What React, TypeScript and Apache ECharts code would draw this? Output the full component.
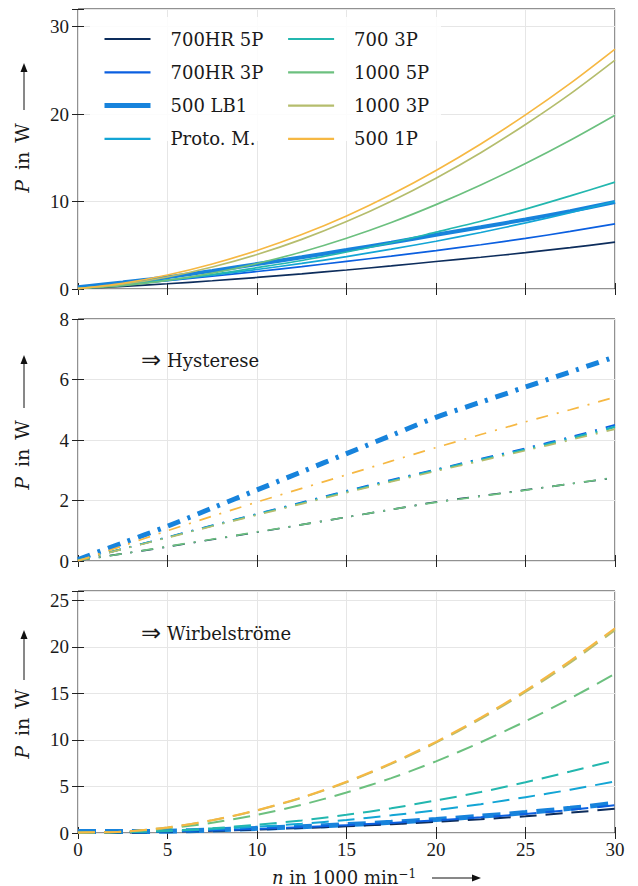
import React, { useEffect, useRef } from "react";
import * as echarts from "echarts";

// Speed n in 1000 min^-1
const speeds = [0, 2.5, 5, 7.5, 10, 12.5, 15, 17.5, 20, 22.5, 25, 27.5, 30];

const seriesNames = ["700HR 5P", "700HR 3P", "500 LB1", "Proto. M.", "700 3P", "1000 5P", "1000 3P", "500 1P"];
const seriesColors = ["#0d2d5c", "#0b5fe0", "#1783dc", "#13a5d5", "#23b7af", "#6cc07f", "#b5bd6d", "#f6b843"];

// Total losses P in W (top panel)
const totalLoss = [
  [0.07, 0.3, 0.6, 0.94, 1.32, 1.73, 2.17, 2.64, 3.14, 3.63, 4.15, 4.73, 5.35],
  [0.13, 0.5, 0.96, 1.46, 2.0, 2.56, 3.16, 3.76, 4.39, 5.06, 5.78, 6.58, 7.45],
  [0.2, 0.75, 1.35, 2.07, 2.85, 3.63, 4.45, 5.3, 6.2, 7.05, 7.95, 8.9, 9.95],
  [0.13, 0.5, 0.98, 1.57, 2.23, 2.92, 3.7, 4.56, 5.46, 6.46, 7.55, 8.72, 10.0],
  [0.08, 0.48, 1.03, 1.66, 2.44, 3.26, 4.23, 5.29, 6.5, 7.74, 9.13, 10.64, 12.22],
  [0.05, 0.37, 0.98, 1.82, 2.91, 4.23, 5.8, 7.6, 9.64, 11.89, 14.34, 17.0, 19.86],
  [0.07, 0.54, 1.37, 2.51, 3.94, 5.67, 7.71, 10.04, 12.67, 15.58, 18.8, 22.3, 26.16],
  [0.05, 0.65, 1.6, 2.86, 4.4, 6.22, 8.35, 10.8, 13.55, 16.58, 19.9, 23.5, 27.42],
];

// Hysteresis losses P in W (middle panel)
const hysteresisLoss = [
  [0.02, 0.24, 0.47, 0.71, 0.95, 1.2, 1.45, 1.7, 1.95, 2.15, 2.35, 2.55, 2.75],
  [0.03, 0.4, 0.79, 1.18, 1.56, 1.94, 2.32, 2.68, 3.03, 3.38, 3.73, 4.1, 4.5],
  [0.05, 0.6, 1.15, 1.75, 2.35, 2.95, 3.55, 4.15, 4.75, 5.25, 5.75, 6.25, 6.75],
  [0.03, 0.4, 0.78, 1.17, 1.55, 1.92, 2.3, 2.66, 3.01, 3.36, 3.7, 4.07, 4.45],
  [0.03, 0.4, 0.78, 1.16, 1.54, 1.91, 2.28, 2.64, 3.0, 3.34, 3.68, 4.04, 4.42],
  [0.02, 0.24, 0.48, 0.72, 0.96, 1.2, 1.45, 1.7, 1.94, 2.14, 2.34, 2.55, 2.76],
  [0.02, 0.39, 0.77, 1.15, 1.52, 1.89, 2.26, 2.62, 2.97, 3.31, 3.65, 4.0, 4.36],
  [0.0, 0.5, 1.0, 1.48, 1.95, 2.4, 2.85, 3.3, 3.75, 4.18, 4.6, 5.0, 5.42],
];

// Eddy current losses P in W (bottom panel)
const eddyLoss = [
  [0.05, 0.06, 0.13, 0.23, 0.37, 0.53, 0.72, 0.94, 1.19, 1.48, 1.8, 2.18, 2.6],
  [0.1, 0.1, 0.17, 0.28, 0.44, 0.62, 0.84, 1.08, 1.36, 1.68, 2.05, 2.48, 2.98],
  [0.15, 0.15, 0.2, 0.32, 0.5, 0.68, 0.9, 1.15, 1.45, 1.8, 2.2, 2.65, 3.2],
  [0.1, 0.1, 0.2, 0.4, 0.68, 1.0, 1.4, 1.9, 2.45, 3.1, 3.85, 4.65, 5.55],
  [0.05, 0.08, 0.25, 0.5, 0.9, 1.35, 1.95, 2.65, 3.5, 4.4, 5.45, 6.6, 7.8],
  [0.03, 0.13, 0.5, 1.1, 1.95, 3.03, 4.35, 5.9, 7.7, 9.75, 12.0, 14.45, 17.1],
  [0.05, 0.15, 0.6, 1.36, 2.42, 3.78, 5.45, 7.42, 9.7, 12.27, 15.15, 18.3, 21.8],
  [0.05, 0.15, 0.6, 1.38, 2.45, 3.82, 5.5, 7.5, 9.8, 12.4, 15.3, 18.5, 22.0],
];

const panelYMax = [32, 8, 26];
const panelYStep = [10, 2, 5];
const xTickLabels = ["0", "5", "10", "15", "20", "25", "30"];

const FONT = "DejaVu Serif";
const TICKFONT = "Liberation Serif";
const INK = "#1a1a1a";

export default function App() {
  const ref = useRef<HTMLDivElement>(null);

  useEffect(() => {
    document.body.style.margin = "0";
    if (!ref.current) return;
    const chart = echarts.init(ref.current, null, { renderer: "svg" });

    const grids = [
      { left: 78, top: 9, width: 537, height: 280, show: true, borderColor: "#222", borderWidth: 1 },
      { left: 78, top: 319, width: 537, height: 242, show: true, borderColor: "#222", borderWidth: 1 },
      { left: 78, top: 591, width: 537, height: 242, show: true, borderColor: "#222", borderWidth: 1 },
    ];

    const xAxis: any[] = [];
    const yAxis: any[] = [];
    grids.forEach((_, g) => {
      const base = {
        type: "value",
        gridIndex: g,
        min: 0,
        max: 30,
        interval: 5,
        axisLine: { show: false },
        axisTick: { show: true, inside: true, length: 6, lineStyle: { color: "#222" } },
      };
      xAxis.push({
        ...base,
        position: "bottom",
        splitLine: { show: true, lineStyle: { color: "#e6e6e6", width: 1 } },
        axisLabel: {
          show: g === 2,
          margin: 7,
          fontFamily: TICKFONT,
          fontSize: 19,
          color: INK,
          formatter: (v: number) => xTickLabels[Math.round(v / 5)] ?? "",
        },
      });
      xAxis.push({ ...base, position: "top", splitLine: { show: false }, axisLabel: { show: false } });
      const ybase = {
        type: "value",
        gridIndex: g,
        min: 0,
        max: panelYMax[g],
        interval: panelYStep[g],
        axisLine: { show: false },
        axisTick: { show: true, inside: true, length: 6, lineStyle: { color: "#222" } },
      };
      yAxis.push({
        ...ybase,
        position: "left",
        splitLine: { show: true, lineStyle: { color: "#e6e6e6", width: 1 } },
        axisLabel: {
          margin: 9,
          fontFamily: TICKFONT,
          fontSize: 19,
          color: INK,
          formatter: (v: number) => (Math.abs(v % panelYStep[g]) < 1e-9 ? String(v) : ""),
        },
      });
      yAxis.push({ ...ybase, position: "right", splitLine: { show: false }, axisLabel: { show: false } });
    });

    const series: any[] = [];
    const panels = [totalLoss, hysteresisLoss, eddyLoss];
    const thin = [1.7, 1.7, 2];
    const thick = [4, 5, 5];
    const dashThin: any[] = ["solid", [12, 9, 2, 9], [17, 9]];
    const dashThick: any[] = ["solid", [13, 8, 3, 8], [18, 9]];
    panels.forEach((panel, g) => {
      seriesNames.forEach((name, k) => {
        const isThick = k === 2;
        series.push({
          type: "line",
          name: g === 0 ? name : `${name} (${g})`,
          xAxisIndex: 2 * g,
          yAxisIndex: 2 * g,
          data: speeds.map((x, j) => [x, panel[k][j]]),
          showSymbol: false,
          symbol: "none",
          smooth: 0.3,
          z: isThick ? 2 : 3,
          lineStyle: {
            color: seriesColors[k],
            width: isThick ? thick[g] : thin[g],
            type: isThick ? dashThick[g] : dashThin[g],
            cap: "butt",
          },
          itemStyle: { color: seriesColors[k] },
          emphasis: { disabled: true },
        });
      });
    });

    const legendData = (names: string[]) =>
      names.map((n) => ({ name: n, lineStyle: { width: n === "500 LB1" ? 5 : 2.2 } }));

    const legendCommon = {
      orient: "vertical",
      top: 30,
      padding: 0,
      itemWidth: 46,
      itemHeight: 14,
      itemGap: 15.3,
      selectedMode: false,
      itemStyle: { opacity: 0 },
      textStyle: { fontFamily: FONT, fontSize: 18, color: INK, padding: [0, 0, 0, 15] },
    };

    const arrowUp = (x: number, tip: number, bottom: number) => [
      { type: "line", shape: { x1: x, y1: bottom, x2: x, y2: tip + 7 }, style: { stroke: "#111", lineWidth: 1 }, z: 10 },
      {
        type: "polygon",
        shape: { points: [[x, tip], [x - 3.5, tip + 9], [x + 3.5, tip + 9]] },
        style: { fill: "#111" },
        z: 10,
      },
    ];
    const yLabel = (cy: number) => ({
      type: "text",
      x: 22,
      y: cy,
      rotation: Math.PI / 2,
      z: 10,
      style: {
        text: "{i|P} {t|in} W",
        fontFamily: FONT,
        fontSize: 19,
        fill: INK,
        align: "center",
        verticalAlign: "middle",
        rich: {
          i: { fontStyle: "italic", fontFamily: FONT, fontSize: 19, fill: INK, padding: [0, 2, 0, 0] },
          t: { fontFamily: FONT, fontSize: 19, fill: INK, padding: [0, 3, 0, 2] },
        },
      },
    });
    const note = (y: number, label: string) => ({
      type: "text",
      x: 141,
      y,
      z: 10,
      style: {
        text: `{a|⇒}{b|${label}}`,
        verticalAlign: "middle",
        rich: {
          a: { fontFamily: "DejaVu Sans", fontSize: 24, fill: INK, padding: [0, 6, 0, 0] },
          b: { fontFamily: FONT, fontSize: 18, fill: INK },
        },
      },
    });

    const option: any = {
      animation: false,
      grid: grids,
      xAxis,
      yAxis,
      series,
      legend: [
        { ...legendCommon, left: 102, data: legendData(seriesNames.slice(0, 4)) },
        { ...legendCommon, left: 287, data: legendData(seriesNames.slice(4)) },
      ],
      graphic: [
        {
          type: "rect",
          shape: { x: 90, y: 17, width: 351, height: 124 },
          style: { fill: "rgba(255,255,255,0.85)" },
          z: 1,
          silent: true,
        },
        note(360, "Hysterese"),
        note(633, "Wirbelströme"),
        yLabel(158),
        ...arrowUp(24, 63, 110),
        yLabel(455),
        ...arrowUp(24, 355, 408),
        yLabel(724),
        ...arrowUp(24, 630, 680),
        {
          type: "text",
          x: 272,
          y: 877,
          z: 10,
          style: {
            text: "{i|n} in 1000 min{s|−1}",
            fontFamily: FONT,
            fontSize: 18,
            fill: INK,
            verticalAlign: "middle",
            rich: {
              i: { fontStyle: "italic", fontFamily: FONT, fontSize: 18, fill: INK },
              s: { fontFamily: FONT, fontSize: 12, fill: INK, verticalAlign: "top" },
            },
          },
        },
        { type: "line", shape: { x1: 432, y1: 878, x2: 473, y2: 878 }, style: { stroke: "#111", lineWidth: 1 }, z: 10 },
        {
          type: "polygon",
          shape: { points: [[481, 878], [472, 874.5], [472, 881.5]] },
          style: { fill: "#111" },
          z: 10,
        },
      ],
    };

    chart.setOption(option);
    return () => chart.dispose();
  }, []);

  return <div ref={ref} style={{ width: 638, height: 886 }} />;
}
◆ ◆ ◆ ◆ ◆ ◆ ◆
EXERCISE AIM: Give again, word for word, every line from the top of the data through the line with "25, 27.5, 30];", both ends included, and exclude the pictures.

WRITTEN ANSWER:
What React, TypeScript and Apache ECharts code would draw this? Output the full component.
import React, { useEffect, useRef } from "react";
import * as echarts from "echarts";

// Speed n in 1000 min^-1
const speeds = [0, 2.5, 5, 7.5, 10, 12.5, 15, 17.5, 20, 22.5, 25, 27.5, 30];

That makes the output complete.